The antenna splitter/preamp is basically a preamplifier which takes the input from the antenna and feeds it to a 1:1 transformer with the winding from the preamp being primary and all other windings being secondary. This was done by winding five equal lengths of magnet wire around a toroid.
I first built this device in an Altoids tin, using just three antenna connectors & windings to split the antenna into two outputs. It was built as a simple passive device, but I decided to add an RF preamplifier to overcome the losses. The preamp also prevents spurious signals from one receiver to enter the front end of the other receiver. The preamplifier design is a Norton low noise, broadband RF preamplifier design I found here. It is the third circuit down on the page, under the heading "A Low-Noise, High Dynamic Range Broadband RF Amp."
I also installed a 2.1 mm power jack to feed the preamp with 12VDC. The splitter will not work without the preamp being powered. A wall wart may be used, however, you will want to make sure that the one you use is well filtered. If the power supply is noisy, it may introduce noise or hum into the preamp which will most likely induce hum on the received signal. I feed this antenna splitter from my 50 Amp power supply that also powers some other radios. If a wall wart is used, it would be a good idea to install a large electrolytic capacitor between the +12V feed and ground.

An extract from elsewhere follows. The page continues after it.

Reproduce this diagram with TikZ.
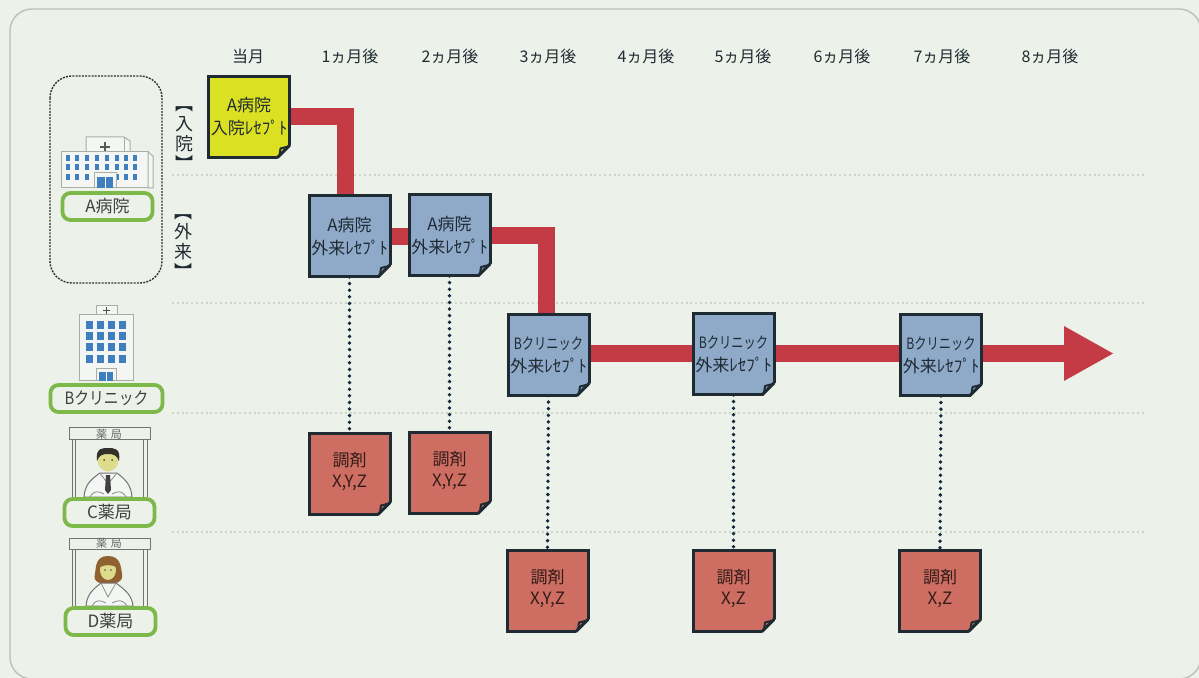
\documentclass[tikz,border=0pt]{standalone}
\usepackage{fontspec}
\usepackage{graphicx}
\setmainfont{Noto Sans CJK JP}
\usetikzlibrary{calc,arrows.meta}
\pgfdeclarelayer{base}
\pgfdeclarelayer{conn}
\pgfsetlayers{base,conn,main}
\definecolor{paper}{HTML}{ECF1E9}
\definecolor{framec}{HTML}{BCC1B6}
\definecolor{gridc}{HTML}{CDD3C6}
\definecolor{ink}{HTML}{1F2B32}
\definecolor{noteyellow}{HTML}{DCE022}
\definecolor{noteblue}{HTML}{8FA9C9}
\definecolor{notered}{HTML}{CE6E63}
\definecolor{flowred}{HTML}{C43A45}
\definecolor{glabel}{HTML}{7DB84A}
\definecolor{winblue}{HTML}{3F7FC0}
\definecolor{wall}{HTML}{F4F6F4}
\definecolor{wallline}{HTML}{A9AFA8}
\definecolor{face}{HTML}{DCDC8C}
\definecolor{dotc}{HTML}{14283C}
\newcommand\clinicname{\scalebox{.72}[.92]{Bクリニック}}
\tikzset{
  note/.style={draw=ink,line width=1.5pt,inner sep=0pt,outer sep=0pt,minimum width=40.5pt,minimum height=40.5pt,
    align=center,text=ink,font=\fontsize{8.5}{11.5}\selectfont},
  yellownote/.style={note,fill=noteyellow},
  bluenote/.style={note,fill=noteblue},
  rednote/.style={note,fill=notered,text=black!75!notered,font=\fontsize{8.5}{10.5}\selectfont},
  head/.style={text=ink,font=\fontsize{8}{10}\selectfont,inner sep=0pt},
  glab/.style={draw=glabel,line width=1.9pt,rounded corners=4pt,fill=paper,inner sep=0pt,outer sep=0pt,
    minimum height=13.5pt,text=black!75,font=\fontsize{8.5}{10}\selectfont},
  flow/.style={draw=flowred,line width=8.5pt,line join=miter},
  dotline/.style={draw=dotc,line width=1.9pt,line cap=round,dash pattern=on 0pt off 3.3pt},
  gridline/.style={draw=gridc,line width=.6pt,dash pattern=on 1pt off 1.4pt},
  sidelab/.style={text=ink,align=center,inner sep=0pt,font=\fontsize{9}{10}\selectfont},
  sign/.style={text=black!60,inner sep=0pt,font=\fontsize{5.5}{6}\selectfont},
  wallstyle/.style={draw=wallline,line width=.5pt,fill=wall},
  post/.style={draw=black!55,line width=.5pt},
}
\newcommand\notefold[2]{%
  \begin{scope}[shift={(#1.south east)}]
    \fill[paper] (-13,2.5) -- (2.5,2.5) -- (2.5,-13) -- cycle;
    \fill[#2] (-12,0) -- (-9,-9) -- (0,-12) -- cycle;
    \draw[ink,line width=1.5pt,line join=round] (-12,0) -- (0,-12);
    \draw[ink,line width=1pt,line join=round] (-10,-2) -- (-9,-9) -- (-1,-11);
  \end{scope}}
\begin{document}
\begin{tikzpicture}[x=0.5pt,y=-0.5pt]
\useasboundingbox (0,0) rectangle (1199,678);
\begin{pgfonlayer}{base}
  \fill[paper] (0,0) rectangle (1199,678);
  \draw[framec,line width=.7pt,rounded corners=11pt] (10,9) rectangle (1201,679);
  \foreach \yy in {175,303,413,532} \draw[gridline] (172,\yy) -- (1145,\yy);
\end{pgfonlayer}

% month headers
\node[head] (m0) at (248,56) {当月};
\node[head] (m1) at (350,56) {1ヵ月後};
\node[head] (m2) at (450,56) {2ヵ月後};
\node[head] (m3) at (548,56) {3ヵ月後};
\node[head] (m4) at (646,56) {4ヵ月後};
\node[head] (m5) at (743,56) {5ヵ月後};
\node[head] (m6) at (842,56) {6ヵ月後};
\node[head] (m7) at (942,56) {7ヵ月後};
\node[head] (m8) at (1050,56) {8ヵ月後};

% side brackets
\node[sidelab] (nyu) at (184,139) {︻\\入\\院\\︼};
\node[sidelab] (gai) at (183,247) {︻\\外\\来\\︼};

% dotted frame around hospital A
\draw[black!80,line width=.7pt,dash pattern=on 1pt off .6pt,rounded corners=11pt] (50,76) rectangle (162,283);

% hospital A icon
\draw[wallstyle] (86,152) -- (86,137) -- (124,137) -- (130,141) -- (130,152) -- cycle;
\draw[wallline,line width=.4pt] (124,137) -- (124,152);
\draw[black!65,line width=1.1pt] (100,147) -- (110,147) (105,142.5) -- (105,151.5);
\draw[wallstyle] (61,152) rectangle (148,188);
\draw[wallstyle] (148,152) -- (153,156) -- (153,188) -- (148,188) -- cycle;
\foreach \xx in {68,77,87,97,107,117,126,135} \foreach \yy in {158,167,177} {
  \fill[winblue] (\xx-2,\yy-3) rectangle (\xx+2,\yy+3);}
\draw[wallstyle] (94,173) rectangle (116,188);
\fill[winblue] (97,177) rectangle (113,188);
\draw[white,line width=.4pt] (105,177) -- (105,188);

% clinic B icon
\draw[wallstyle] (96,315) -- (96,306) -- (117,306) -- (117,315);
\draw[black!70,line width=.9pt] (103,310.5) -- (110,310.5) (106.5,307) -- (106.5,314);
\draw[wallstyle] (79,315) rectangle (133,381);
\foreach \xx in {89,100,111,122} \foreach \yy in {325,336,347,359} {
  \fill[winblue] (\xx-3.5,\yy-4) rectangle (\xx+3.5,\yy+4);}
\draw[wallstyle] (96,369) rectangle (116,381);
\fill[winblue] (99,372) rectangle (113,381);
\draw[white,line width=.4pt] (106,372) -- (106,381);

% pharmacy C
\draw[post,fill=paper] (69,428) rectangle (150,440);
\draw[post] (72,440) -- (72,497) (75,440) -- (75,497) (143,440) -- (143,497) (147,440) -- (147,497);
\node[sign] (signc) at (109,434) {薬\,\,局};
\draw[black!55,line width=.5pt,fill=wall] (84,497) .. controls (85,485) and (90,480) .. (100,473) -- (117,473) .. controls (126,480) and (131,485) .. (132,497) -- cycle;
\draw[black!45,line width=.4pt] (100,473) -- (108,484) -- (117,473);
\fill[black!75] (106,475) -- (110,475) -- (111,490) -- (108,494) -- (105,490) -- cycle;
\draw[black!45,line width=.4pt] (90,497) .. controls (94,490) and (98,491) .. (104,494) (126,497) .. controls (122,490) and (118,491) .. (112,494);
\fill[face] (108,460) ellipse [x radius=10.5,y radius=11.5];
\fill[black!85!olive] (97,461) .. controls (95,447) and (104,448) .. (108,448) .. controls (114,448) and (121,448) .. (119,461) .. controls (117,455) and (113,454) .. (108,454) .. controls (103,454) and (99,455) .. (97,461) -- cycle;
\fill[black!70] (104,460) circle [radius=1] (112,460) circle [radius=1];

% pharmacy D
\draw[post,fill=paper] (69,538) rectangle (150,549);
\draw[post] (72,549) -- (72,606) (75,549) -- (75,606) (143,549) -- (143,606) (147,549) -- (147,606);
\node[sign] (signd) at (109,543.5) {薬\,\,局};
\fill[brown!75!black] (108,556) .. controls (120,556) and (121,566) .. (122,574) .. controls (124,582) and (114,585) .. (108,583) .. controls (102,585) and (92,582) .. (95,574) .. controls (96,566) and (96,556) .. (108,556) -- cycle;
\draw[black!55,line width=.5pt,fill=wall] (86,606) .. controls (87,595) and (92,590) .. (101,583) -- (116,583) .. controls (125,590) and (132,595) .. (133,606) -- cycle;
\draw[black!45,line width=.4pt] (101,583) -- (108,597) -- (116,583);
\draw[black!45,line width=.4pt] (92,606) .. controls (96,599) and (100,600) .. (106,603) (127,606) .. controls (123,599) and (118,600) .. (112,603);
\fill[face] (108,570) ellipse [x radius=8,y radius=10];
\fill[brown!75!black] (100,567) .. controls (101,560) and (106,560) .. (108,560) .. controls (112,560) and (116,562) .. (116,567) .. controls (112,565) and (106,564) .. (100,567) -- cycle;
\fill[black!70] (105,570) circle [radius=.9] (111,570) circle [radius=.9];

% green labels
\node[glab,minimum width=45pt] (la) at (107.5,206.5) {A病院};
\node[glab,minimum width=56pt] (lb) at (106.5,398.5) {\scalebox{.87}[1]{Bクリニック}};
\node[glab,minimum width=45pt] (lc) at (109.5,512.5) {C薬局};
\node[glab,minimum width=45pt] (ld) at (110.5,621.5) {D薬局};

% note boxes
\node[yellownote] (y1) at (249,117) {A病院\\入院ﾚｾﾌﾟﾄ};
\node[bluenote] (b1) at (349.5,236.5) {A病院\\外来ﾚｾﾌﾟﾄ};
\node[bluenote] (b2) at (449.5,235.5) {A病院\\外来ﾚｾﾌﾟﾄ};
\node[bluenote] (b3) at (548.5,355) {\clinicname\\外来ﾚｾﾌﾟﾄ};
\node[bluenote] (b4) at (733.5,354.5) {\clinicname\\外来ﾚｾﾌﾟﾄ};
\node[bluenote] (b5) at (941,355.5) {\clinicname\\外来ﾚｾﾌﾟﾄ};
\node[rednote] (r1) at (349.5,474) {調剤\\X,Y,Z\\[-6pt]\mbox{}};
\node[rednote] (r2) at (449.5,473) {調剤\\X,Y,Z\\[-6pt]\mbox{}};
\node[rednote] (r3) at (547.5,591) {調剤\\X,Y,Z\\[-6pt]\mbox{}};
\node[rednote] (r4) at (733.5,591) {調剤\\X,Z\\[-6pt]\mbox{}};
\node[rednote] (r5) at (940,591) {調剤\\X,Z\\[-6pt]\mbox{}};
\notefold{y1}{noteyellow}
\notefold{b1}{noteblue}
\notefold{b2}{noteblue}
\notefold{b3}{noteblue}
\notefold{b4}{noteblue}
\notefold{b5}{noteblue}
\notefold{r1}{notered}
\notefold{r2}{notered}
\notefold{r3}{notered}
\notefold{r4}{notered}
\notefold{r5}{notered}

\coordinate (tip) at (1114,353.5);

\begin{pgfonlayer}{conn}
  \draw[flow] (y1.east) -| ($(b1.north)+(-4,0)$);
  \draw[flow] (b1.east) -- (b1.east -| b2.west);
  \draw[flow] (b2.east) -| ($(b3.north)+(-2,0)$);
  \draw[flow] (b3.east |- tip) -- (b4.west |- tip);
  \draw[flow] (b4.east |- tip) -- (b5.west |- tip);
  \draw[flow,-{Triangle[length=25pt,width=25.5pt]}] (b5.east |- tip) -- (tip);
  \draw[dotline] (b1.south) -- (r1.north);
  \draw[dotline] (b2.south) -- (r2.north);
  \draw[dotline] (b3.south) -- (r3.north);
  \draw[dotline] (b4.south) -- (r4.north);
  \draw[dotline] (b5.south) -- (r5.north);
\end{pgfonlayer}
\end{tikzpicture}
\end{document}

If a toroid ring cannot be found to construct the splitter, a ferrite rod from an old AM transistor radio could be substituted. Simply start wrapping the wires around one end and work your way down to the other.
As with the audio isolation transformer I built, I figured I would have to do some experimenting to get good results with the toroid, but I was happy to find that the initial construction provided excellent results. I can now connect two to four receivers to one HF antenna, and I have absolutely no interference between receivers. I tuned the receivers 455 kHz apart and had no interaction. The best part is that the preamp eliminates any signal loss. However, the preamp design I used is designed for use from 1.8 MHZ to 150 MHZ. It does work OK on the MF and LF band, but with reduced results. A splitter could also be made for VHF/UHF for scanners, but a smaller toroid should probably be used. A different preamp covering low VHF to UHF would definitely need to be used, since as I stated above, the one I constructed was designed for up to 150 MHZ.
The label for the front of the box was designed & printed by computer. I attached it to the front panel with a thin layer of Elmer's glue, then oversprayed it with clear spray paint. The power switch I used is a lighted switch which originally contained a 120V neon bulb, but I replaced it with a superbright LED and 1K resistor to operate on 12V.
Important note: Do not even think about trying to use this device with an transceiver. If you transmit into this device even with low power you will most likely burn up the front ends of the other radios connected to it and the splitter's preamp. This device will only provide isolation from each receiver's LO, it will not isolate Watts of RF. I would recommend not even connecting it to an HF transceiver just to listen, since there's always the chance you may later forget that the HF rig is connected to the splitter and not straight through to the antenna, and then key the rig. It's always better to be safe than sorry. This device is designed and intended for receivers only.
Also: Before you connect this device to an older hollow state (tubed) receiver, be sure to check to make sure there is no voltage present on the antenna connection. My Hallicrafters S-38B has 120VAC across the antenna terminal and ground. If I were to connect this radio to the splitter along with my modern, solid state receivers, I'd be putting 120VAC into their antenna jacks with obviously disasterous results. It would probably also burn up the preamp. A transformer will not block AC voltage, and this transformer is no exception.